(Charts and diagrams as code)
-- Begin --

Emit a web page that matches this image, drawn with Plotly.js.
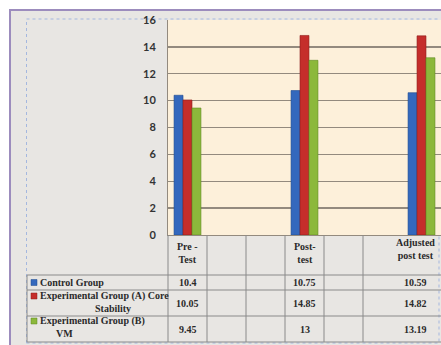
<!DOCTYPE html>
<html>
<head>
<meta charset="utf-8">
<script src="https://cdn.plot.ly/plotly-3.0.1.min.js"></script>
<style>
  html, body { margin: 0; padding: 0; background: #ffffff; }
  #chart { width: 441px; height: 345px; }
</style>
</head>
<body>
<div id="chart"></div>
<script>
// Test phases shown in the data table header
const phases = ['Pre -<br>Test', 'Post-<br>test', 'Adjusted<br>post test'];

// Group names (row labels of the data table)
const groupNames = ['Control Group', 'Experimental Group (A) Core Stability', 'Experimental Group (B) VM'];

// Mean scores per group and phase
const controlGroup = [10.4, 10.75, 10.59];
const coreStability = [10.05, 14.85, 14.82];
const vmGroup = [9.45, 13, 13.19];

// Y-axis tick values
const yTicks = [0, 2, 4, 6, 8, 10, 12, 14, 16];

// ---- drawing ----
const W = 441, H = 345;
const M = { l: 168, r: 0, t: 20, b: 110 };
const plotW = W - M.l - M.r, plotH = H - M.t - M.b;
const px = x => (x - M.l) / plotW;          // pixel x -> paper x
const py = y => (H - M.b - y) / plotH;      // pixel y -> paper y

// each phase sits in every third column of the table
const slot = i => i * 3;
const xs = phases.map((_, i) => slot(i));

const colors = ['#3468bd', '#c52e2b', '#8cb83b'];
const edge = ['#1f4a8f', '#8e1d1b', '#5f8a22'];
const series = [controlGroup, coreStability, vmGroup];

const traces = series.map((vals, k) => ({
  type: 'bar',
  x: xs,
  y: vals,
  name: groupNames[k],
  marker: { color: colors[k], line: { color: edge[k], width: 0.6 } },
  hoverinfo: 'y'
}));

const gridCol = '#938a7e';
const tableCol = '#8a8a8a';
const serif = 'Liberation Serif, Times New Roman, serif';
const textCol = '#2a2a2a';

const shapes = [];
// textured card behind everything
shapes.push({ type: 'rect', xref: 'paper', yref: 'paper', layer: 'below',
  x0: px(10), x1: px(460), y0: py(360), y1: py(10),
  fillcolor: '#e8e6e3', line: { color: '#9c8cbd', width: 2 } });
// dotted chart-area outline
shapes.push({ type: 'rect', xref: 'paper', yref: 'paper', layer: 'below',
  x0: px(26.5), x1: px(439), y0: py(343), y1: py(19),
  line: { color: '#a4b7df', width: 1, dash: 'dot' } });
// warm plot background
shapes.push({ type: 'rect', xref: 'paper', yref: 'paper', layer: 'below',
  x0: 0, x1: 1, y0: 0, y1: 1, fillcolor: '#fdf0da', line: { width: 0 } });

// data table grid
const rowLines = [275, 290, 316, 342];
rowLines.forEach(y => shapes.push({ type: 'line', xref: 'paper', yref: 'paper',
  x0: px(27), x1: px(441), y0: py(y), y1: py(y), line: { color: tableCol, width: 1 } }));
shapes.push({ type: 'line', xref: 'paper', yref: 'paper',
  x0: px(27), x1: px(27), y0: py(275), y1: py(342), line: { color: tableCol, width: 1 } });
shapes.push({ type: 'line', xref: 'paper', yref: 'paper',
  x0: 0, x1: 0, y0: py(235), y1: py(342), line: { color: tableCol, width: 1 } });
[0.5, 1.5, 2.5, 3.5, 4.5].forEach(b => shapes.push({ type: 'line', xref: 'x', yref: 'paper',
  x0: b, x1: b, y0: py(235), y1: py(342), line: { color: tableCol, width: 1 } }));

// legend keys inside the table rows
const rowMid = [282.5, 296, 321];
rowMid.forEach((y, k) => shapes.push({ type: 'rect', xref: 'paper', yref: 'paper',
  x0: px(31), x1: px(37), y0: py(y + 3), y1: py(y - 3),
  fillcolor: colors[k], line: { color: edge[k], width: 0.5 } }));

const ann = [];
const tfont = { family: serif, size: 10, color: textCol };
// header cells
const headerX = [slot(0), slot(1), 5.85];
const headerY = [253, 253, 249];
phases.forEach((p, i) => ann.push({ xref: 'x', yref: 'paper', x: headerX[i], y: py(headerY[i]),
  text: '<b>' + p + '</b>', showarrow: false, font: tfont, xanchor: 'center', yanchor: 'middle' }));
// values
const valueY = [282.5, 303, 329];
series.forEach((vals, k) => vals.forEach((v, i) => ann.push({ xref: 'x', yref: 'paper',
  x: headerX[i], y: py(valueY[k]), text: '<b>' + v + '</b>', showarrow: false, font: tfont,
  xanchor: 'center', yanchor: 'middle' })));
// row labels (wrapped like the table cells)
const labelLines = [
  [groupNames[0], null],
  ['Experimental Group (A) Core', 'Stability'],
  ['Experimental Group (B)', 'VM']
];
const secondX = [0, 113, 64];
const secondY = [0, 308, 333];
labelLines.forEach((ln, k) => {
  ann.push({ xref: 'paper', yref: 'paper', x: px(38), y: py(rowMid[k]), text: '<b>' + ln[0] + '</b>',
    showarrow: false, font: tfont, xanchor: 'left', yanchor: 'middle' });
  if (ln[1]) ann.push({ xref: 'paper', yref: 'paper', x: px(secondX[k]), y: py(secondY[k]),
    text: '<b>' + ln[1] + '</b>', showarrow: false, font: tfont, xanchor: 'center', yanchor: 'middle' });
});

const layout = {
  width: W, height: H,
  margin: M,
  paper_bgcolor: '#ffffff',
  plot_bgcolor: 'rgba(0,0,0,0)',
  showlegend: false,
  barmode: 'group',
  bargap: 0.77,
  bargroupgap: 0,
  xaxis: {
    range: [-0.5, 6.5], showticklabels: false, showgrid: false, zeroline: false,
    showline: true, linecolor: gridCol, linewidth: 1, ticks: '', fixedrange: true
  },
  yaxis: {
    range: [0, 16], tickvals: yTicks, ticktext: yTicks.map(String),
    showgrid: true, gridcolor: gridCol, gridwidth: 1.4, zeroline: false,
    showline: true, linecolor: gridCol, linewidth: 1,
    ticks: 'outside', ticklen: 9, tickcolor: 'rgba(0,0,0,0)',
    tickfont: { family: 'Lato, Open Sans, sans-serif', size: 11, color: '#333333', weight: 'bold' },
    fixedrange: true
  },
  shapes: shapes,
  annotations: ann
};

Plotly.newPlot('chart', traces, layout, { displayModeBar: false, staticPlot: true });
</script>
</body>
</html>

-- End --
-- Begin --

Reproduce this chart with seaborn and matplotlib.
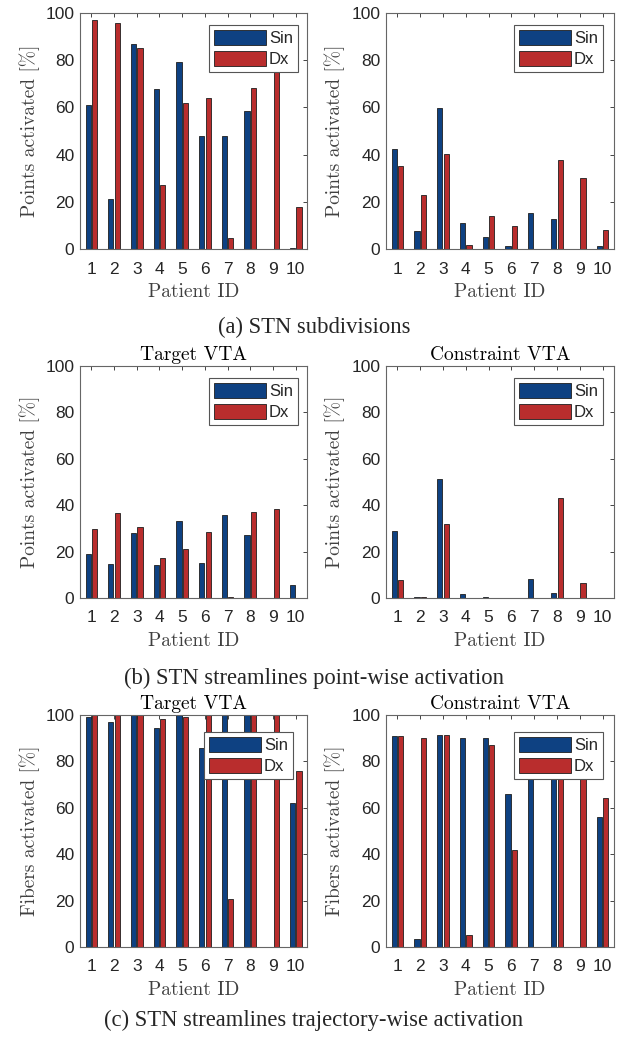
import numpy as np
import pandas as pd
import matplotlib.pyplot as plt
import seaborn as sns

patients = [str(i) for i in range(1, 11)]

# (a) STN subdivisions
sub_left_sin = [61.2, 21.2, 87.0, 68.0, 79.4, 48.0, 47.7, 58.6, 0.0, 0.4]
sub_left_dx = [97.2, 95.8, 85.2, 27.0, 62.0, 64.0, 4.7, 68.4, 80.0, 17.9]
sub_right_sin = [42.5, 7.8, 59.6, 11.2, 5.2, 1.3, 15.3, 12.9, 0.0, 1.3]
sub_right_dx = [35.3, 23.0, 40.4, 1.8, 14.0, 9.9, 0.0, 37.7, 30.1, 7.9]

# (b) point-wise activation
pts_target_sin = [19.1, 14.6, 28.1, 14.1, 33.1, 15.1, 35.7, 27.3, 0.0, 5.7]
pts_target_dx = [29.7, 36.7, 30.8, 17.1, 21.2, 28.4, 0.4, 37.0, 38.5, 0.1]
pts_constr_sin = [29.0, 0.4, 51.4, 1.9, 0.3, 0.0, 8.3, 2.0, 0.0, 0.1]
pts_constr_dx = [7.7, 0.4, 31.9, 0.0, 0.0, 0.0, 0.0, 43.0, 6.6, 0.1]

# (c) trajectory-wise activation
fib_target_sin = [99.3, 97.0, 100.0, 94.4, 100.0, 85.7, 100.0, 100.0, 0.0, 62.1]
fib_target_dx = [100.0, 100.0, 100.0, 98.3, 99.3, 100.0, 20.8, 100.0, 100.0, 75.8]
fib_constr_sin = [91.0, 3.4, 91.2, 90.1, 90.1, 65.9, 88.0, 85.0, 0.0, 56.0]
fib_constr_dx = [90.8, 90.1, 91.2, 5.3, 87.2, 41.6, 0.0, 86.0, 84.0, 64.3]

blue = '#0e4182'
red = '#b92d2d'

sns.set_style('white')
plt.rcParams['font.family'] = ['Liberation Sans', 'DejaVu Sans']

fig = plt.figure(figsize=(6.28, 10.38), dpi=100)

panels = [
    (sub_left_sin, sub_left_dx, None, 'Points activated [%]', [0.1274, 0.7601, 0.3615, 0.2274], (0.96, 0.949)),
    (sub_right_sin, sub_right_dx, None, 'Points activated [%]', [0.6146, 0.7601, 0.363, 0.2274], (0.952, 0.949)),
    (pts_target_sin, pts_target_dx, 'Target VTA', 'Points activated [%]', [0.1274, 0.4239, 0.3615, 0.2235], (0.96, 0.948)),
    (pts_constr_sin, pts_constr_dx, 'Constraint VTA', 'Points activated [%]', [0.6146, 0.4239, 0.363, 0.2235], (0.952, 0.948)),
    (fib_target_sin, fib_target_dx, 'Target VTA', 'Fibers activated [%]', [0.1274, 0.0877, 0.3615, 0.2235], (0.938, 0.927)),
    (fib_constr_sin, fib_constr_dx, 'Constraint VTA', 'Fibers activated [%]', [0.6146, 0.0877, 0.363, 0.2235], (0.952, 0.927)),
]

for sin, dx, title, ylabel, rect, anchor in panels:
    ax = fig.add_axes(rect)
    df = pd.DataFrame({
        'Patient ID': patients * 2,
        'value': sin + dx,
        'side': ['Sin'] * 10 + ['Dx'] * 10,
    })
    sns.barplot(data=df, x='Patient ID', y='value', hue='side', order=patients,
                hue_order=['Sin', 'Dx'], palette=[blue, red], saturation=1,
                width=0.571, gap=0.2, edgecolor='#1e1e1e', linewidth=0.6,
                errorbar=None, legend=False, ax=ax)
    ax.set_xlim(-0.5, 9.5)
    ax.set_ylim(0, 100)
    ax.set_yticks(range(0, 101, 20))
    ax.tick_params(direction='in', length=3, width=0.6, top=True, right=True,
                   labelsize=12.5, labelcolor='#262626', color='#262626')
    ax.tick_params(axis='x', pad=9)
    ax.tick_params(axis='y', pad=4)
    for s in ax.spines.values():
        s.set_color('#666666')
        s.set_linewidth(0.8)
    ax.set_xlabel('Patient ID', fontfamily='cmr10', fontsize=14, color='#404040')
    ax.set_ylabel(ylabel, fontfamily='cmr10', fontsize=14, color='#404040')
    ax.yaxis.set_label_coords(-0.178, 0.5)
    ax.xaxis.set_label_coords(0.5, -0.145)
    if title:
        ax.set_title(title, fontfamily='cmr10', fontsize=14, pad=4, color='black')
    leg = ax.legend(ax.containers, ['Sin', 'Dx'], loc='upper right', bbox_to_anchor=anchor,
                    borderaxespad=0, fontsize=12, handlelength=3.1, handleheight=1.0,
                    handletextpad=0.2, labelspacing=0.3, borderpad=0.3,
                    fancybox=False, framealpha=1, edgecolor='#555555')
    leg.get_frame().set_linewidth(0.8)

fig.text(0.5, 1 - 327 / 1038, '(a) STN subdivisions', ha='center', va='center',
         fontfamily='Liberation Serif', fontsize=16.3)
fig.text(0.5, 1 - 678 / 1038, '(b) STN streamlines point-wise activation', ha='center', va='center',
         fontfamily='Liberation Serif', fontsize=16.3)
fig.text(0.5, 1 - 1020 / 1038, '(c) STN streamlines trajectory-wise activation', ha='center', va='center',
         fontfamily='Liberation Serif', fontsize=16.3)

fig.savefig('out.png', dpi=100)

-- End --
-- Begin --

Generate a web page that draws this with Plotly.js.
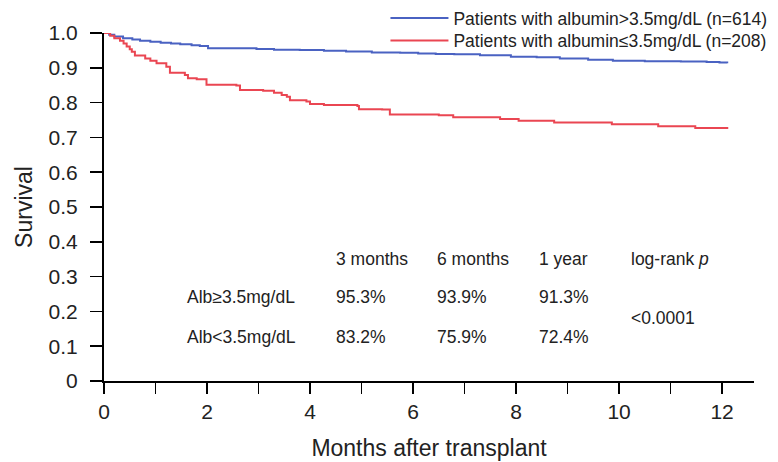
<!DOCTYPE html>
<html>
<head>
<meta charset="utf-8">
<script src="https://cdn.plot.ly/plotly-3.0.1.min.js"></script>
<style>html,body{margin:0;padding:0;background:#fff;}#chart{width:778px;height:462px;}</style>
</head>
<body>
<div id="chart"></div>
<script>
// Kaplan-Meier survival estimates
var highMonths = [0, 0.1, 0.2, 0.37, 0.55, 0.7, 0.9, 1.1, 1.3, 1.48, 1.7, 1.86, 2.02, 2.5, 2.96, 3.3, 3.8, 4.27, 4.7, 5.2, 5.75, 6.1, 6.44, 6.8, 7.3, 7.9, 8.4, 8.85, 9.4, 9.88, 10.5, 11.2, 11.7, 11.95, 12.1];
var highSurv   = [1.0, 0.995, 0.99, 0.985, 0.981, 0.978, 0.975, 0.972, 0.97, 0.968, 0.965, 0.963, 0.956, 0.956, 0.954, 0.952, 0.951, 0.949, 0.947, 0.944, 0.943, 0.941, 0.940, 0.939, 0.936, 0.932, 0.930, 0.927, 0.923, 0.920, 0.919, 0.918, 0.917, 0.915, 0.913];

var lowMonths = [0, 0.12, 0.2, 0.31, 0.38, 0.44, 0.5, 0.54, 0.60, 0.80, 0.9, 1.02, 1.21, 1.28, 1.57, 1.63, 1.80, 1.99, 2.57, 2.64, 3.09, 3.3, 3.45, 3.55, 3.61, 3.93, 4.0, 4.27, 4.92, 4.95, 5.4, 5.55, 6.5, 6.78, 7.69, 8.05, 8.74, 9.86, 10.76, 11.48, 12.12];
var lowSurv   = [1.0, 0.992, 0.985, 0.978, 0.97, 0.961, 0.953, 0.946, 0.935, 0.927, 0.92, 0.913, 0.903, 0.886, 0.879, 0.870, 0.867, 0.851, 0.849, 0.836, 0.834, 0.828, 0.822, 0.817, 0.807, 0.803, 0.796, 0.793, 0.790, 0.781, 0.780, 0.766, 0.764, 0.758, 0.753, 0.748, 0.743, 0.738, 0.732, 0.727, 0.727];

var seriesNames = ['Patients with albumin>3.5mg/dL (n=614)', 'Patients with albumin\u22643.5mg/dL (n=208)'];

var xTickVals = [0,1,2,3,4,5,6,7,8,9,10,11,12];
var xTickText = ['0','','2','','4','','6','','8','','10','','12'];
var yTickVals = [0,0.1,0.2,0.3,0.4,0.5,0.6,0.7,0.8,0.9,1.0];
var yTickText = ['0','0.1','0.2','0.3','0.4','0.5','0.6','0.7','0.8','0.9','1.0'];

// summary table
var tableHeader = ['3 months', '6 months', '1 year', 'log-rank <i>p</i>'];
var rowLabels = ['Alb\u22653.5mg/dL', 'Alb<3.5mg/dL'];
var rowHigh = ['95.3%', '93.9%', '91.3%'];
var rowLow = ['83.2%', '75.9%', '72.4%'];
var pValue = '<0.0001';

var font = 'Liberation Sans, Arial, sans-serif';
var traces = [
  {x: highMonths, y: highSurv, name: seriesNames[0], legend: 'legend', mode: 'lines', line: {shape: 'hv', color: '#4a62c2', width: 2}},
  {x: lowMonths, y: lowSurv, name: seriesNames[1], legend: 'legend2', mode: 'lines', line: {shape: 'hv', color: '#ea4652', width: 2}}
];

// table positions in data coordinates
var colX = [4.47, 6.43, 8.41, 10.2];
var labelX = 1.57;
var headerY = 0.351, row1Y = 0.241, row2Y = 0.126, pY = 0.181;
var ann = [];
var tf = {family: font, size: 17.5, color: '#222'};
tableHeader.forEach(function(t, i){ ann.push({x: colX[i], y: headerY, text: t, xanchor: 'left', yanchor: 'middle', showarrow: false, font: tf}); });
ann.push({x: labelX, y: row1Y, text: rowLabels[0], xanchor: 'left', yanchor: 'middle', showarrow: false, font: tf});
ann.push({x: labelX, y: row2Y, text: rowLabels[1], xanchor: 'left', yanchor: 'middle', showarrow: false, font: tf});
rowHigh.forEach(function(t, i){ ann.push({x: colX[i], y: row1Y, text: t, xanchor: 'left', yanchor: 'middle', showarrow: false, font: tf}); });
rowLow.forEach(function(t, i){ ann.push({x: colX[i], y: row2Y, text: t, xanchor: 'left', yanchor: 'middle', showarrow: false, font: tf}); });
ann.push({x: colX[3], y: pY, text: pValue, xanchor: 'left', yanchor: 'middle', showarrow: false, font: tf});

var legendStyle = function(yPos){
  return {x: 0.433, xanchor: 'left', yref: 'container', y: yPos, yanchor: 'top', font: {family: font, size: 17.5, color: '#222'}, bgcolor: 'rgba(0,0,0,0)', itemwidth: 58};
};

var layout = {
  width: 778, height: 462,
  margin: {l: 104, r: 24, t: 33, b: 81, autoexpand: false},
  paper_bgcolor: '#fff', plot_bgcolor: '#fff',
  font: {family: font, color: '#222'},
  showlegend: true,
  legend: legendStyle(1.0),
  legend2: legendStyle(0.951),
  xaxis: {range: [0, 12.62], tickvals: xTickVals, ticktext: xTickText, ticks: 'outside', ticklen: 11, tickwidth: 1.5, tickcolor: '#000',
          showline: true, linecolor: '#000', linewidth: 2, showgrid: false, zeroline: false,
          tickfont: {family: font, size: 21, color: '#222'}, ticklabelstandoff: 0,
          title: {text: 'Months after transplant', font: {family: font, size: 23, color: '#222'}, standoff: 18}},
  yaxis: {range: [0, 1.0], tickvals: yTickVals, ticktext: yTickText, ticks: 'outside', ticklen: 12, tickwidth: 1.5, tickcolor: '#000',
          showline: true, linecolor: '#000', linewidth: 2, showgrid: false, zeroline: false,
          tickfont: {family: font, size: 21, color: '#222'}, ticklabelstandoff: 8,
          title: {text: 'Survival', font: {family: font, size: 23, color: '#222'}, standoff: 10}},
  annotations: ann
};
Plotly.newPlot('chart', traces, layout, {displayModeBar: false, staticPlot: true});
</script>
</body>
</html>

-- End --

## WHAT YOU NEED TO DO
In the listing above, find the line containing "Emit a web page" and the line containing "const groupNames = ['Control". Print those two lines and every line between them exactly, with no pictures.

## SOLUTION
Emit a web page that matches this image, drawn with Plotly.js.
<!DOCTYPE html>
<html>
<head>
<meta charset="utf-8">
<script src="https://cdn.plot.ly/plotly-3.0.1.min.js"></script>
<style>
  html, body { margin: 0; padding: 0; background: #ffffff; }
  #chart { width: 441px; height: 345px; }
</style>
</head>
<body>
<div id="chart"></div>
<script>
// Test phases shown in the data table header
const phases = ['Pre -<br>Test', 'Post-<br>test', 'Adjusted<br>post test'];

// Group names (row labels of the data table)
const groupNames = ['Control Group', 'Experimental Group (A) Core Stability', 'Experimental Group (B) VM'];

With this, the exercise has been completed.